Schauderhafte Soundkulisse mit Übersetzungsfehlern

Akustisch stellt der Titel wiederum die alles entscheidende Geschmacksfrage. Auf der einen Seite wird mit vielen passenden, englischsprachigen Synchronsprechern und makabren Geräuschen der Zombiegegner gepunktet. Kurze Musikschnipsel wiederholen sich zwar relativ oft, gehen aber sofort ins Ohr: Mit gemütlichen Gitarrenzupfern und Pfeifen oder dem Trompeteneinsatz werden besonders skurrile Situationen untermalt, stressig-schrillender Alarm kündigt unheilvolle Begegnungen an. Auf der anderen Seite haben sich erstaunliche Rechtschreib- und Grammatikfehler in die deutsche Textübersetzung eingeschlichen. Angefangen in Menüs, wo von "Azeige" die Rede ist, weitergeführt in vielen Dialogen, die manchmal wie in "Yakuza" als unvertontes Textfenster ablaufen. Auch Soundeffekte wurden mehr schlecht als recht integriert.
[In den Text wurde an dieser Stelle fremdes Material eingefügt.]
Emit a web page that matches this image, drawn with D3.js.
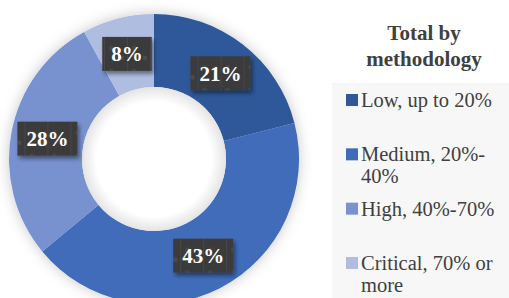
<!DOCTYPE html>
<html>
<head>
<meta charset="utf-8">
<script src="https://d3js.org/d3.v7.min.js"></script>
<style>
  body { margin: 0; background: #fff; }
  svg { display: block; font-family: "Liberation Serif", "Times New Roman", serif; }
</style>
</head>
<body>
<svg id="chart" width="509" height="298"></svg>
<script>
// data
var categories = ["Low, up to 20%", "Medium, 20%-40%", "High, 40%-70%", "Critical, 70% or more"];
var legendLines = [["Low, up to 20%"], ["Medium, 20%-", "40%"], ["High, 40%-70%"], ["Critical, 70% or", "more"]];
var shares = [21, 43, 28, 8];
var colors = ["#2f5899", "#3f6cb9", "#7891cf", "#afbde0"];
var title = ["Total by", "methodology"];

var svg = d3.select("#chart");
var defs = svg.append("defs");

// soft glow behind the ring
var glow = defs.append("filter").attr("id", "glow")
  .attr("x", "-20%").attr("y", "-20%").attr("width", "140%").attr("height", "140%");
glow.append("feDropShadow").attr("dx", 0).attr("dy", 0)
  .attr("stdDeviation", 7).attr("flood-color", "#000").attr("flood-opacity", 0.22);

// shadow for the label boxes
var boxShadow = defs.append("filter").attr("id", "boxShadow")
  .attr("x", "-30%").attr("y", "-30%").attr("width", "160%").attr("height", "160%");
boxShadow.append("feDropShadow").attr("dx", 2).attr("dy", 3)
  .attr("stdDeviation", 2).attr("flood-color", "#000").attr("flood-opacity", 0.45);

// textured dark fill for the label boxes
var pat = defs.append("pattern").attr("id", "tex")
  .attr("patternUnits", "userSpaceOnUse").attr("width", 23).attr("height", 23);
pat.append("rect").attr("width", 23).attr("height", 23).attr("fill", "#3b3b3b");
pat.append("path").attr("d", "M0.5 0V23").attr("stroke", "#474747").attr("stroke-width", 1);
pat.append("rect").attr("x", 16).attr("y", 2).attr("width", 4).attr("height", 4).attr("fill", "#4b4b4b");
pat.append("rect").attr("x", 5).attr("y", 15).attr("width", 4).attr("height", 4).attr("fill", "#474747");

// legend panel
svg.append("rect")
  .attr("x", 332).attr("y", 83).attr("width", 177).attr("height", 215)
  .attr("fill", "#f7f7f7");

// donut
var cx = 154, cy = 159, outerR = 145, innerR = 72;
var g = svg.append("g").attr("transform", "translate(" + cx + "," + cy + ")");

var pie = d3.pie().sort(null).value(function(d) { return d; });
var arc = d3.arc().innerRadius(innerR).outerRadius(outerR);
var arcs = pie(shares);

g.append("g").attr("filter", "url(#glow)")
  .selectAll("path")
  .data(arcs)
  .enter()
  .append("path")
    .attr("d", arc)
    .attr("fill", function(d, i) { return colors[i]; });

// hole shading
var hole = defs.append("radialGradient").attr("id", "hole")
  .attr("cx", "50%").attr("cy", "50%").attr("r", "50%");
hole.append("stop").attr("offset", "80%").attr("stop-color", "#fff");
hole.append("stop").attr("offset", "100%").attr("stop-color", "#e4e4e4");
g.append("circle").attr("r", innerR).attr("fill", "url(#hole)");

// data labels
var labels = g.selectAll("g.lbl")
  .data(arcs)
  .enter()
  .append("g")
    .attr("class", "lbl")
    .attr("transform", function(d) { return "translate(" + arc.centroid(d) + ")"; });

labels.append("text")
  .attr("text-anchor", "middle")
  .attr("dy", "0.35em")
  .attr("font-size", 21)
  .attr("font-weight", "bold")
  .attr("fill", "#fff")
  .text(function(d) { return d.data + "%"; })
  .each(function() {
    var b = this.getBBox();
    var w = b.width + 18, h = 34;
    d3.select(this.parentNode).insert("rect", "text")
      .attr("x", -w / 2).attr("y", -h / 2)
      .attr("width", w).attr("height", h)
      .attr("fill", "url(#tex)")
      .attr("filter", "url(#boxShadow)");
  });

// legend title
svg.append("text")
  .attr("x", 424).attr("y", 40)
  .attr("text-anchor", "middle")
  .attr("font-size", 21)
  .attr("font-weight", "bold")
  .attr("fill", "#404040")
  .selectAll("tspan")
  .data(title)
  .enter()
  .append("tspan")
    .attr("x", 424)
    .attr("dy", function(d, i) { return i ? 26 : 0; })
    .text(function(d) { return d; });

// legend items
var ly = d3.scalePoint().domain(categories).range([107, 270]);
var items = svg.selectAll("g.item")
  .data(categories)
  .enter()
  .append("g")
    .attr("class", "item")
    .attr("transform", function(d) { return "translate(346," + ly(d) + ")"; });

items.append("rect")
  .attr("x", 0).attr("y", -13)
  .attr("width", 12).attr("height", 12)
  .attr("fill", function(d, i) { return colors[i]; });

items.append("text")
  .attr("x", 15)
  .attr("font-size", 20.5)
  .attr("fill", "#404040")
  .selectAll("tspan")
  .data(function(d, i) { return legendLines[i]; })
  .enter()
  .append("tspan")
    .attr("x", 15)
    .attr("dy", function(d, i) { return i ? 22 : 0; })
    .text(function(d) { return d; });
</script>
</body>
</html>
Autofahrten werden aufgrund der besorgniserregenden Motorengeräusche zur Härteprobe für das Gehör, bei Schritt- sowie Laufbewegungen hat man sich offenbar an "Monty Pythons: Die Ritter der Kokosnuss" bedient und der Klang von Schusswaffen spottet jeder Beschreibung.

  

Fazit

Was für ein unglaubliches Wechselbad der Gefühle: Während technische Unzulänglichkeiten an allen Ecken und Enden störend auffallen, trumpft "Deadly Premonition: The Director´s Cut" doch eindeutig mit der wendungsreichen Story und ungewöhnlichen Präsentation auf. Verbesserungen oder gar Optimierungen im Grafikbereich bleiben zwar ein Geheimnis des Entwicklers, eine genauere Steuerung sowie zusätzliche Story-Sequenzen machen die PS3-Version aber dennoch zur besten Wahl, um dieses polarisierende Abenteuer zu erleben.